The Justice Department found that defense lawyers in the system raised few objections "even in the face of extensive leading of key prosecution witnesses, damaging hearsay and other excludable testimony, and improper evidentiary foundations." One child who testified "did not appear to have been adequately prepared," and not a single defense witness was called in any of the cases reviewed by DOJ. In another case, a police officer used a "show-up" identification to arrest a child for an alleged assault, a problematic process in which a witness is shown just a single person and asked if that person committed the crime. The defense attorney in that case did not file a suppression motion, and the child was found guilty of the offense when the Fourth Amendment issues were never addressed.
Justice Department officials say they've faced some resistance from the juvenile courts they investigated. DOJ officials recently reached a settlement with the state of Mississippi and the city of Meridian that was meant to address the unconstitutional treatment of children. The department also entered into an agreement with Memphis and Shelby County in Tennessee in 2012 to deal with widespread failures there.
Gupta said the state of Missouri needs to start fixing its problems by investing greater resources into its public defense system.
"When we find chronically underfunded, indigent defense systems, kids are often at the worst end of that spectrum, because they are often the most neglected category of folks in these public defense systems," she said. "What we found in St. Louis County was certainly a kind of a system that begs the question of whether kids are getting individualized representation and individualized justice."
Gupta said the state does a "commendable" job of using post-adjudication alternatives after a child has been found guilty. But she said the problems DOJ examined were on the "front end" of the system.
"What we found happening at the front end was all the more startling because of the way they'd been held up as a progressive model of juvenile justice," Gupta said, adding that there seemed to be a "lack of attention from the state" on the front end of the system.
Gupta, a longtime civil rights advocate who joined the Justice Department in October after years at the American Civil Liberties Union, noted that the DOJ's investigation into the juvenile justice system in St. Louis County predates the death of 18-year-old Michael Brown, who was shot and killed in Ferguson, Missouri, in August 2014. Gupta, who also oversaw the Justice Department's civil rights investigations into Brown's death and the unconstitutional practices of the Ferguson Police Department and municipal court, indicated that the new report on the juvenile justice system could help explain some of the tension between police and the community in the St. Louis region.

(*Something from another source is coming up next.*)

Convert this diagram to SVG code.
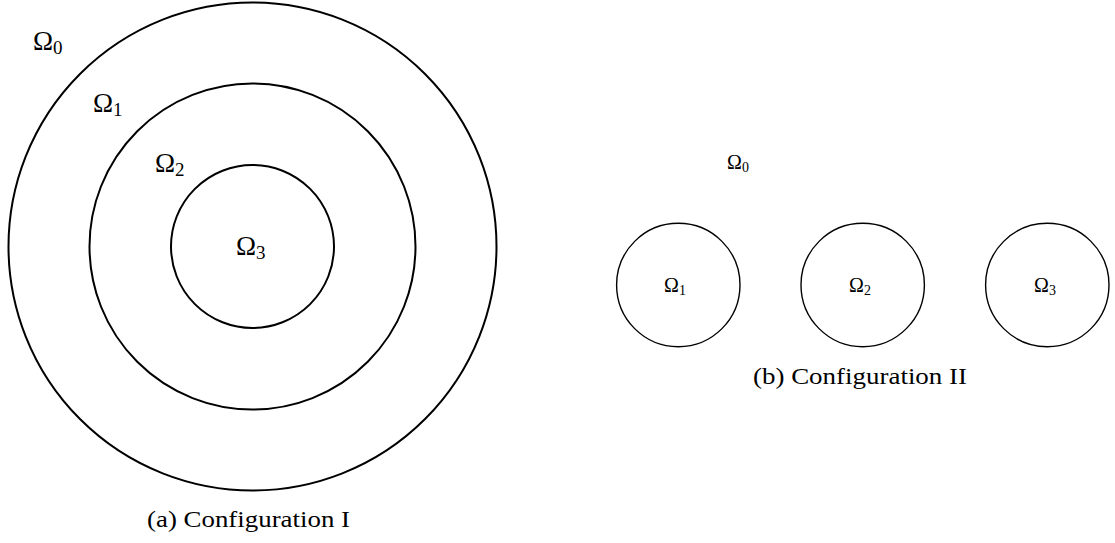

"It was clear that the resentment that existed in Ferguson long pre-existed the shooting of Michael Brown," she said. "I do think that where communities feel that their criminal justice systems or juvenile justice systems are not operating fairly or legitimately, that it really undermines the ability of the communities participating as co-creators of public safety of working with police departments, of having faith that the system is going to keep them safe."
Gupta said she has never seen this level of attention being paid to communities all over the country. Asked whether the anger seen during the protests and riots in Ferguson following Brown's death was understandable, given the rampant police and judicial abuses that have been highlighted since then, Gupta said that's a question that could extend far beyond the St. Louis region.
"I think that it's a cause for concern everywhere," she said. "Not only in Ferguson, but around the country."